++++ Information shown

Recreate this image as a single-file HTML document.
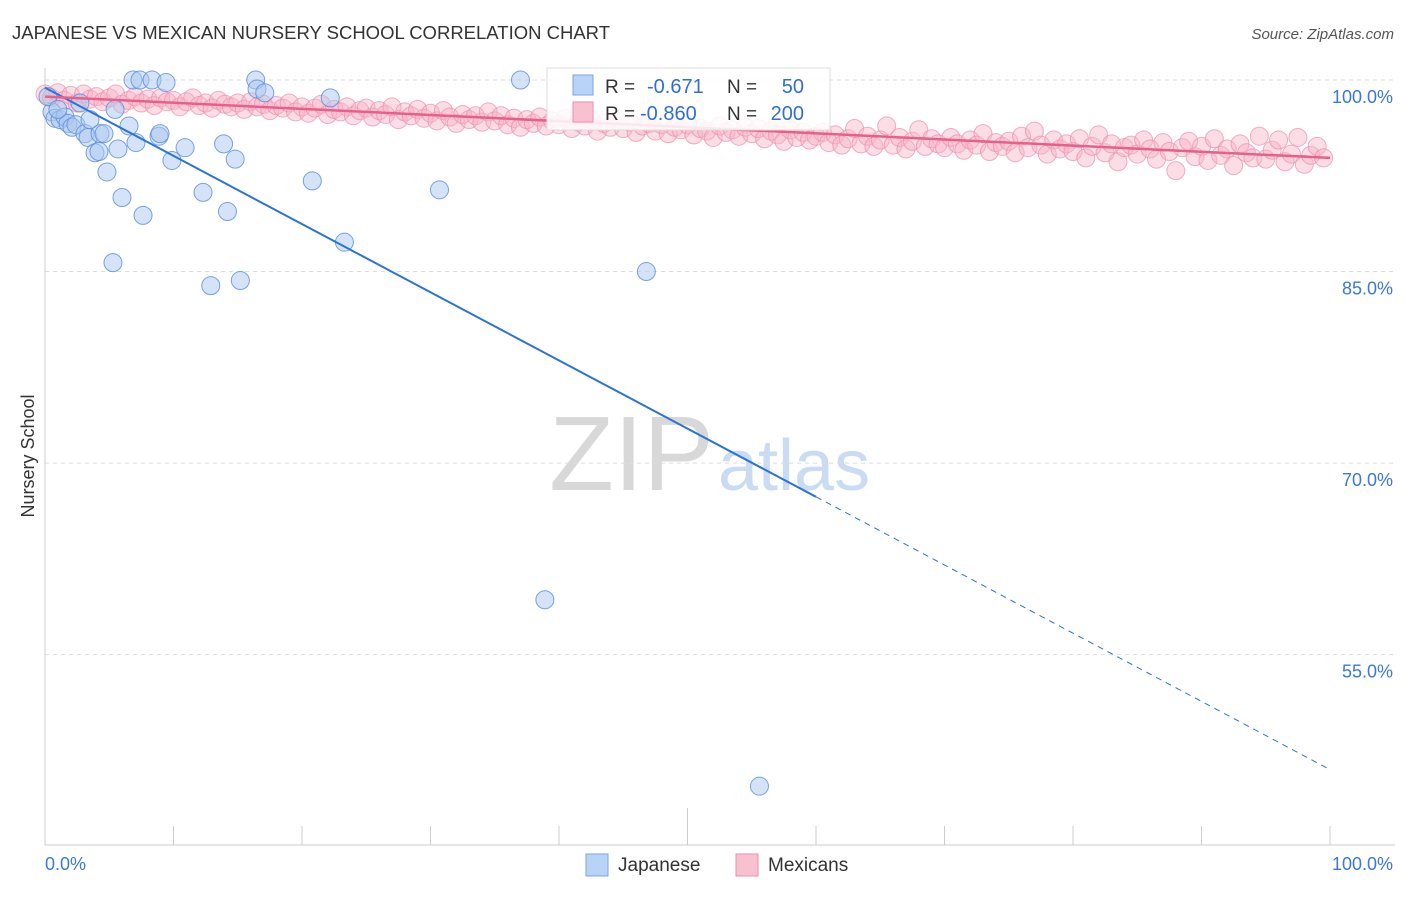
<!DOCTYPE html>
<html><head><meta charset="utf-8"><style>
body{margin:0;background:#fff;font-family:"Liberation Sans",sans-serif;}
svg text{font-family:"Liberation Sans",sans-serif;}
</style></head><body>
<svg id="chart" width="1406" height="892" xmlns="http://www.w3.org/2000/svg">
<text x="12" y="39" font-size="18" fill="#333" textLength="598" lengthAdjust="spacingAndGlyphs">JAPANESE VS MEXICAN NURSERY SCHOOL CORRELATION CHART</text>
<text x="1394" y="39" font-size="15" fill="#555" text-anchor="end" font-style="italic">Source: ZipAtlas.com</text>
<text x="714" y="490" font-size="106" fill="#d8d8d8" text-anchor="end" font-family="Liberation Serif">ZIP</text>
<text x="718" y="490" font-size="72" fill="#c9dcf3">atlas</text>
<text x="34" y="456" font-size="18" fill="#333" text-anchor="middle" transform="rotate(-90 34 456)">Nursery School</text>
<g id="grid"></g><g id="axes"></g><g id="pinkpts"></g><g id="bluepts"></g><g id="lines"></g>
<g>
<rect x="547" y="68" width="283" height="62" fill="#fff" fill-opacity="0.85" stroke="#ddd"/>
<rect x="573" y="75" width="20" height="20" fill="#b8d3f5" stroke="#7aa6e0"/>
<rect x="573" y="102" width="20" height="20" fill="#f9c0d0" stroke="#eb8fac"/>
<text x="605" y="93" font-size="19" fill="#333">R =</text><text x="647" y="93" font-size="20" fill="#2f6fd6">-0.671</text>
<text x="727" y="93" font-size="19" fill="#333">N =</text><text x="804" y="93" font-size="20" fill="#2f6fd6" text-anchor="end">50</text>
<text x="605" y="120" font-size="19" fill="#333">R =</text><text x="640" y="120" font-size="20" fill="#2f6fd6">-0.860</text>
<text x="727" y="120" font-size="19" fill="#333">N =</text><text x="804" y="120" font-size="20" fill="#2f6fd6" text-anchor="end">200</text>
</g>
<g>
<rect x="586" y="854" width="22" height="22" fill="#b8d3f5" stroke="#7aa6e0"/>
<text x="618" y="871" font-size="19" fill="#333">Japanese</text>
<rect x="736" y="854" width="22" height="22" fill="#f9c0d0" stroke="#eb8fac"/>
<text x="768" y="871" font-size="19" fill="#333">Mexicans</text>
</g>
</svg>
<script>
const yTicks=[100,85,70,55];
const yTickLabels=["100.0%","85.0%","70.0%","55.0%"];
const xTicks=[0,10,20,30,40,50,60,70,80,90,100];
const xTickLabels=["0.0%","100.0%"];
const blueX=[0.54,0.78,1.17,1.56,1.79,2.1,2.41,2.72,3.11,3.35,3.89,4.2,4.28,4.59,4.82,5.29,5.45,5.68,5.99,6.54,6.85,7.08,7.39,7.63,8.33,8.87,8.95,9.42,9.88,10.9,12.3,12.9,13.9,14.2,14.8,15.2,16.4,16.5,17.1,20.8,22.2,23.3,30.7,37.0,38.9,46.8,55.6,0.23,1.0,3.5];
const blueY=[97.5,97.0,96.9,97.1,96.6,96.3,96.5,98.2,95.8,95.5,94.3,94.4,95.8,95.8,92.8,85.7,97.7,94.6,90.8,96.4,100,95.1,100,89.4,100,95.6,95.8,99.8,93.7,94.7,91.2,83.9,95.0,89.7,93.8,84.3,100,99.3,99.0,92.1,98.6,87.3,91.4,100,59.3,85.0,44.7,98.7,97.7,96.9];
const pinkX=[0,0.5,1,1.5,2,2.5,3,3.5,4,4.5,5,5.5,6,6.5,7,7.5,8,8.5,9,9.5,10,10.5,11,11.5,12,12.5,13,13.5,14,14.5,15,15.5,16,16.5,17,17.5,18,18.5,19,19.5,20,20.5,21,21.5,22,22.5,23,23.5,24,24.5,25,25.5,26,26.5,27,27.5,28,28.5,29,29.5,30,30.5,31,31.5,32,32.5,33,33.5,34,34.5,35,35.5,36,36.5,37,37.5,38,38.5,39,39.5,40,40.5,41,41.5,42,42.5,43,43.5,44,44.5,45,45.5,46,46.5,47,47.5,48,48.5,49,49.5,50,50.5,51,51.5,52,52.5,53,53.5,54,54.5,55,55.5,56,56.5,57,57.5,58,58.5,59,59.5,60,60.5,61,61.5,62,62.5,63,63.5,64,64.5,65,65.5,66,66.5,67,67.5,68,68.5,69,69.5,70,70.5,71,71.5,72,72.5,73,73.5,74,74.5,75,75.5,76,76.5,77,77.5,78,78.5,79,79.5,80,80.5,81,81.5,82,82.5,83,83.5,84,84.5,85,85.5,86,86.5,87,87.5,88,88.5,89,89.5,90,90.5,91,91.5,92,92.5,93,93.5,94,94.5,95,95.5,96,96.5,97,97.5,98,98.5,99,99.5];
const pinkY=[98.9,98.6,99.0,98.4,98.8,98.2,98.9,98.5,98.7,98.3,98.6,98.9,98.1,98.4,98.7,98.2,98.5,98.0,98.6,98.3,98.4,97.9,98.3,98.6,98.0,98.2,97.8,98.4,98.1,97.9,98.2,97.7,98.3,97.9,98.1,97.6,98.0,97.8,98.2,97.5,97.9,97.4,97.8,98.1,97.3,97.7,97.5,97.9,97.2,97.6,97.8,97.1,97.6,97.3,97.9,96.9,97.5,97.2,97.7,97.0,97.4,96.8,97.6,97.1,96.6,97.3,96.9,97.2,96.7,97.5,96.8,97.2,96.5,97.0,96.3,96.9,96.6,97.1,96.4,96.8,96.5,97.0,96.2,96.7,96.4,96.9,96.0,96.6,96.3,96.8,96.2,96.7,95.9,96.4,96.6,96.0,96.5,95.8,96.3,96.1,96.5,95.7,96.2,96.0,95.5,96.4,95.9,96.1,95.6,96.3,95.8,96.2,95.4,96.0,95.7,95.2,96.1,95.5,95.9,95.3,95.6,95.9,95.1,95.7,94.9,95.4,96.2,95.0,95.6,94.8,95.3,96.4,94.9,95.5,94.6,95.2,96.1,94.8,95.4,95.0,94.7,95.5,95.0,94.5,95.3,94.9,95.8,94.4,95.1,94.8,95.2,94.3,95.6,94.7,96.0,94.9,94.2,95.3,94.6,95.0,94.4,95.4,93.9,94.8,95.7,94.3,95.0,93.6,94.7,94.9,94.2,95.3,94.6,93.8,95.1,94.4,92.9,94.7,95.2,94.0,94.8,93.7,95.4,94.1,94.6,93.3,95.0,94.3,93.9,95.6,93.8,94.5,95.3,93.6,94.2,95.5,93.4,94.1,94.8,93.9];
const blueTrend=[99.4,46.0];
const pinkTrend=[98.7,93.9];
const NS="http://www.w3.org/2000/svg";
const X0=45,X1=1330,Y100=80,PXPCT=12.77;
function sx(v){return X0+(X1-X0)*v/100;}
function sy(v){return Y100+(100-v)*PXPCT;}
function mk(tag,attrs,parent){const e=document.createElementNS(NS,tag);for(const k in attrs)e.setAttribute(k,attrs[k]);document.getElementById(parent).appendChild(e);return e;}
yTicks.forEach((t,i)=>{
  const g=mk('line',{x1:45,x2:1393,y1:sy(t),y2:sy(t),stroke:'#ddd','stroke-dasharray':'4,4'},'grid');
  
  
  const tx=mk('text',{x:1393,y:sy(t)+23,'font-size':18,fill:'#3b78d8','text-anchor':'end'},'grid');
  tx.textContent=yTickLabels[i];
  
  
});
const ax=mk('line',{x1:45,x2:45,y1:68,y2:845,stroke:'#ccc'},'axes');


const bx=mk('line',{x1:45,x2:1395,y1:845,y2:845,stroke:'#ccc'},'axes');


xTicks.forEach(t=>{
  const l=mk('line',{x1:sx(t),x2:sx(t),y1:t===50?808:826,y2:845,stroke:'#ccc'},'axes');
  
  
});
const xl0=mk('text',{x:45,y:870,'font-size':18,fill:'#3b78d8'},'axes');xl0.textContent=xTickLabels[0];


const xl1=mk('text',{x:1393,y:870,'font-size':18,fill:'#3b78d8','text-anchor':'end'},'axes');xl1.textContent=xTickLabels[1];


pinkX.forEach((v,i)=>{
  const c=mk('circle',{cx:sx(v),cy:sy(pinkY[i]),r:9,fill:'#f7b3c7','fill-opacity':0.45,stroke:'#eb8fac','stroke-opacity':0.7},'pinkpts');
  
  
});
blueX.forEach((v,i)=>{
  const c=mk('circle',{cx:sx(v),cy:sy(blueY[i]),r:9,fill:'#a9c8f0','fill-opacity':0.5,stroke:'#5a8fd8','stroke-opacity':0.8},'bluepts');
  
  
});
const split=60;
const bm=blueTrend[0]+(blueTrend[1]-blueTrend[0])*split/100;
const b1=mk('line',{x1:sx(0),y1:sy(blueTrend[0]),x2:sx(split),y2:sy(bm),stroke:'#2a74d8','stroke-width':2},'lines');


const b2=mk('line',{x1:sx(split),y1:sy(bm),x2:sx(100),y2:sy(blueTrend[1]),stroke:'#2a74d8','stroke-width':1,'stroke-dasharray':'6,5'},'lines');


const p1=mk('line',{x1:sx(0),y1:sy(pinkTrend[0]),x2:sx(100),y2:sy(pinkTrend[1]),stroke:'#e8608a','stroke-width':2.5},'lines');


</script>
</body></html>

++++++++

State the count of lines in the data holding the word "document", adding nothing to it.

## Solution for this task
2